Somewhat interestingly, the old style break rules aren’t that ridiculous when loosely compared to real life battles. I don’t think most game players realize actual military units are generally considered broken once they go above something like 10% casualties, and decimated above 25%. That said, if Kill Team is supposed to capture a very small, close quarters & short firefight, then it makes sense that it’s every man, to the death, more similar to the new rules.

Let's get 'em, boys!

Let’s get ’em, boys!

For a final rules note, one bugaboo that stood out to me is that the first mission has an odd number of objectives, with the first player placing the extra. That’d be understandable if it was a thematic mission with a specific attacker/defender or something, but that’s not the case. Placing more or more valuable objectives is a significant advantage that GW should really get a clue about and stop doing. Objectives should be even, or the odd one out centrally placed.  In general though the six included missions actually seem fairly good.  Nothing crazy original, but there’s some interesting bits here and there.

Summary

Overall Kill Team is solid, though probably overpriced. The length of eBooks is really hard to gauge due to the pagination and presentation, but this is probably about 12 pages if formatted to standard GW design, maybe more with all the copy-pasted USRs. More importantly, the existing free Warhammer World rules are basically just as functional, let alone more substantial fan efforts like Galaxy in Flames’ Killzone. As a free download it’d be great—though the presentation issues would still be inexcusable—and at $4 it’d be a good bargain that I’d happily encourage people paying to support the effort. At $12 though it’s hard to gauge.  On the upside, at a minimum that means it’s not ridiculous.  In stark contrast, I felt clearly burned and extorted by the very slim $33 Stronghold Assault, which in some sense has a fair bit more content than this, but much of which is just copy-pasted from the main rules and Apocalypse 2.0 book. In that light this looks comparatively reasonably priced, though it takes a ding for being very weakly presented.
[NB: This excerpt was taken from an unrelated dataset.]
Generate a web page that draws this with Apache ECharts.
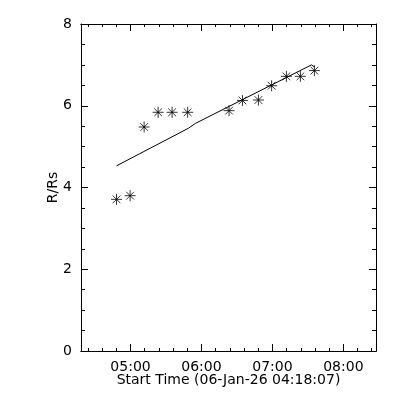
<!DOCTYPE html>
<html>
<head>
<meta charset="utf-8">
<script src="https://cdn.jsdelivr.net/npm/echarts@6/dist/echarts.min.js"></script>
<style>
  html, body { margin: 0; padding: 0; background: #fff; }
  #chart { width: 400px; height: 400px; }
</style>
</head>
<body>
<div id="chart"></div>
<script>
// measured heights (R/Rs) at image times
const obsTimes = ['04:48:10', '04:59:40', '05:11:30', '05:23:20', '05:35:10', '05:48:20',
  '06:23:20', '06:34:40', '06:48:10', '06:59:20', '07:11:50', '07:23:40', '07:35:30']
const obsHeights = [3.71, 3.80, 5.48, 5.84, 5.84, 5.84, 5.88, 6.13, 6.14, 6.49, 6.72, 6.72, 6.86]

// fitted height-time curve
const fitTimes = ['04:48:10', '05:49:00', '05:55:00', '07:33:00', '07:35:30']
const fitHeights = [4.53, 5.45, 5.57, 7.00, 6.95]

const startTime = '04:18:07'
const endTime = '08:27:36'
const majorTicks = ['05:00', '06:00', '07:00', '08:00']
const minorTicks = ['04:24', '04:36', '04:48', '05:12', '05:24', '05:36', '05:48',
  '06:12', '06:24', '06:36', '06:48', '07:12', '07:24', '07:36', '07:48',
  '08:12', '08:24']

// minutes after 04:00
const toMin = (s) => {
  const p = s.split(':').map(Number)
  return (p[0] - 4) * 60 + p[1] + (p[2] || 0) / 60
}
const fmt = (m) => {
  const h = Math.floor(m / 60) + 4
  const mm = Math.round(m % 60)
  return String(h).padStart(2, '0') + ':' + String(mm).padStart(2, '0')
}

const font = 'DejaVu Sans'
const black = '#000'
const xMin = toMin(startTime)
const xMax = toMin(endTime)

const xBase = (pos, ticks, len, showLabel) => ({
  type: 'value',
  position: pos,
  min: xMin,
  max: xMax,
  axisLine: { show: true, onZero: false, lineStyle: { color: black, width: 1 } },
  axisTick: { show: true, inside: true, length: len, customValues: ticks.map(toMin), lineStyle: { color: black } },
  axisLabel: {
    show: showLabel,
    customValues: ticks.map(toMin),
    formatter: (v) => fmt(v),
    color: black,
    fontFamily: font,
    fontSize: 14,
    margin: 9,
  },
  splitLine: { show: false },
})

const yBase = (pos, showLabel) => ({
  type: 'value',
  position: pos,
  min: 0,
  max: 8,
  interval: 2,
  axisLine: { show: true, onZero: false, lineStyle: { color: black, width: 1 } },
  axisTick: { show: true, inside: true, length: 7, lineStyle: { color: black } },
  minorTick: { show: true, splitNumber: 4, length: 4, lineStyle: { color: black } },
  axisLabel: { show: showLabel, color: black, fontFamily: font, fontSize: 14, margin: 9 },
  splitLine: { show: false },
})

const xMajor = xBase('bottom', majorTicks, 7, true)
xMajor.name = 'Start Time (06-Jan-26 ' + startTime + ')'
xMajor.nameLocation = 'middle'
xMajor.nameGap = 22
xMajor.nameMoveOverlap = false
xMajor.nameTextStyle = { color: black, fontFamily: font, fontSize: 14 }

const yLeft = yBase('left', true)
yLeft.name = 'R/Rs'
yLeft.nameLocation = 'middle'
yLeft.nameGap = 21
yLeft.nameMoveOverlap = false
yLeft.nameTextStyle = { color: black, fontFamily: font, fontSize: 14 }

const chart = echarts.init(document.getElementById('chart'), null, { renderer: 'canvas' })
chart.setOption({
  backgroundColor: '#fff',
  animation: false,
  grid: { left: 81, right: 24, top: 24, bottom: 49 },
  xAxis: [
    xMajor,
    xBase('bottom', minorTicks, 3, false),
    xBase('top', majorTicks, 7, false),
    xBase('top', minorTicks, 3, false),
  ],
  yAxis: [yLeft, yBase('right', false)],
  series: [
    {
      type: 'scatter',
      xAxisIndex: 0,
      yAxisIndex: 0,
      symbol: 'path://M0,5L10,5M5,0L5,10M1.5,1.5L8.5,8.5M8.5,1.5L1.5,8.5',
      symbolSize: 11,
      itemStyle: { color: 'none', borderColor: black, borderWidth: 1 },
      data: obsTimes.map((t, i) => [toMin(t), obsHeights[i]]),
    },
    {
      type: 'line',
      xAxisIndex: 0,
      yAxisIndex: 0,
      symbol: 'none',
      lineStyle: { color: black, width: 1 },
      data: fitTimes.map((t, i) => [toMin(t), fitHeights[i]]),
    },
  ],
})
</script>
</body>
</html>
So I have to say that I’m happy with the content here and the forward progress in the evolution of Kill Team rules. However, I wouldn’t particularly push anybody to discontinue playing from any of the existing free sources and plunk down for this; they all basically get the same job done. Kill Team tournaments are going to be particularly tricky in this regard, i.e., whether or not they just roll their own rules, the basics being well established at this point, or make everyone pick up this release.